I’m sure I’m not alone in being irritated by Polly Toynbee. It’s not her intent I have trouble with – her tireless fight for a fair, just and equal world is to be celebrated. My gripe comes from her moderation. Whenever one reads her articles, there is a sense that she is hoping for a slightly more benevolent government, who will realise the sins of the past and kick the minimum wage up to £6. I agree that governments can help to alleviate the problems of the world, but they cannot be the ultimate solution, for reasons that will make up another blog post I’m sure. This is all really just a drawn out introduction to me recommending her article in Monday’s Guardian, which is really a condensed version of her new book, Unjust Rewards. The book and article see Toynbee interviewing Lawyers, Bankers and other such parasites, to examine their opinion on society, taxes, and the poor. The results appear to go beyond what were already pretty low expectations:
How much, we asked our group, would it take to put someone in the top 10% of earners? They put the figure at £162,000. In fact, in 2007 it was around £39,825, the point at which the top tax band began. Our group found it hard to believe that nine-tenths of the UK’s 32m taxpayers earned less than that. As for the poverty threshold, our lawyers and bankers fixed it at £22,000. But that sum was just under median earnings, which meant they regarded ordinary wages as poverty pay
One banker, bearing a distinct resemblance to Mr Scrooge, said: “People don’t starve in this country – it’s OK. Compared with other countries, here you don’t go hungry because you can just go and get money for free.” Some thought benefits already too high. One banker said he thought a family of four receives “say, £3,000 a month in their hands, and they’re somewhere miles up north. They’re not going to earn that sort of money, so where’s the incentive for them to go out to work?” In fact, a family of four would in 2008 receive a net total of £1,328 a month.
Whatever, the poor didn’t deserve it. Masters of the universe our groups might be, but their outlook was pure Daily Mail: “Single people . . . get pregnant and get a flat and more money. You just see everybody pushing prams, then they’ll get more income and a little flat that they can stay in for life.” There was much talk of the perverse incentives for single parenthood, with one banker complaining that the 18-year-old mother on benefits “doesn’t get that much less money than another 18-year-old working in a shop”. It didn’t seem to occur to this speaker that the shop worker’s pay might also be too low. They were contemptuous of anything that gave extra money directly to poorer people: “This thing of giving pregnant women £200 for dietary supplements. Like, as if they’ll really spend it on fruit.” Most were adamant, along with this banker: “We don’t think just chucking money at the welfare state is the answer.”

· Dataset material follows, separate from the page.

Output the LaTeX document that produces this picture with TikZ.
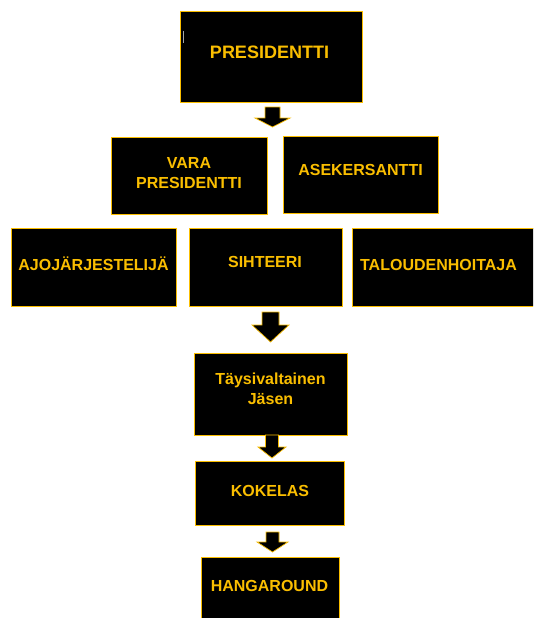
\documentclass[tikz,border=0pt]{standalone}
\usepackage{fontspec}
\setmainfont{Liberation Sans}
\usetikzlibrary{calc}
\definecolor{gold}{RGB}{250,190,0}
\tikzset{
  box/.style={draw=gold, fill=black, line width=0.9pt, inner sep=0pt, outer sep=0pt},
  lbl/.style={text=gold, font=\fontsize{16}{20.5}\selectfont\bfseries, inner sep=0pt, align=center},
  biglbl/.style={lbl, font=\fontsize{18}{22}\selectfont\bfseries},
  barrow/.style={draw=gold, fill=black, line width=0.7pt, line join=miter}
}
\newcommand\blockarrow[5]{%
  \draw[barrow] ($(#1)+(-#3,0)$) -- ($(#1)+(#3,0)$) -- ($(#2)+(#3,-#5)$) -- ($(#2)+(#4,-#5)$)
    -- (#2) -- ($(#2)+(-#4,-#5)$) -- ($(#2)+(-#3,-#5)$) -- cycle;}
\begin{document}
\begin{tikzpicture}[x=1pt,y=-1pt]
\useasboundingbox[fill=white] (0,0) rectangle (533,618);
\begin{scope}
\clip (0,0) rectangle (533,618);
% boxes
\node[box, minimum width=182pt, minimum height=91pt] (pres) at (271,56.5) {};
\node[box, minimum width=156pt, minimum height=77pt] (vara) at (189,175.5) {};
\node[box, minimum width=155pt, minimum height=77pt] (ase) at (360.5,174.5) {};
\node[box, minimum width=165pt, minimum height=78pt] (ajo) at (93.5,267) {};
\node[box, minimum width=153pt, minimum height=78pt] (sih) at (265.5,267) {};
\node[box, minimum width=208pt, minimum height=78pt] (tal) at (456,267) {};
\node[box, minimum width=153pt, minimum height=82pt] (tays) at (270.5,394) {};
\node[box, minimum width=149pt, minimum height=64pt] (kok) at (269.5,493) {};
\node[box, minimum width=138pt, minimum height=83pt] (hang) at (270,598.5) {};
% cursor mark
\draw[gray!70, line width=1pt] (183,31) -- (183,43);
% labels
\node[biglbl, anchor=base] (presT) at (269.5,58.3) {PRESIDENTTI};
\node[lbl, anchor=center] (varaT) at (189,173) {VARA\\PRESIDENTTI};
\node[lbl, anchor=base] (aseT) at (360.5,175.7) {ASEKERSANTTI};
\node[lbl, anchor=base] (ajoT) at (93.5,270.7) {AJOJÄRJESTELIJÄ};
\node[lbl, anchor=base] (sihT) at (265,267.5) {SIHTEERI};
\node[lbl, anchor=base] (talT) at (438.5,270) {TALOUDENHOITAJA};
\node[lbl, anchor=center] (taysT) at (270.5,389) {Täysivaltainen\\Jäsen};
\node[lbl, anchor=base] (kokT) at (270,496) {KOKELAS};
\node[lbl, anchor=base] (hangT) at (269.5,591.7) {HANGAROUND};
% arrows
\coordinate (a1s) at ($(pres.south)+(1.5,5)$);
\coordinate (a1e) at ($(pres.south)+(1.5,25)$);
\coordinate (a2s) at ($(sih.south)+(5,6)$);
\coordinate (a2e) at ($(sih.south)+(5,36)$);
\coordinate (a3s) at ($(tays.south)+(1.5,0)$);
\coordinate (a3e) at ($(tays.south)+(1.5,23)$);
\coordinate (a4s) at ($(kok.south)+(3,7)$);
\coordinate (a4e) at ($(kok.south)+(3,27)$);
\blockarrow{a1s}{a1e}{7.5}{17.5}{9}
\blockarrow{a2s}{a2e}{8.5}{18.5}{17}
\blockarrow{a3s}{a3e}{6.5}{14}{11}
\blockarrow{a4s}{a4e}{6.5}{15.5}{10}
\end{scope}
\end{tikzpicture}
\end{document}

I’d like to think this Victorian and ignorant attitude was merely a statistical anomaly, a sampling accident which meant that Polly had accidentally ended up interviewing Patrick Bateman. However after three years at Warwick the views expressed sound only too familiar. As with Hard Times, it looks like Toynbee has again done us a favour in exposing in detail a murky and despicable aspect of modern British society.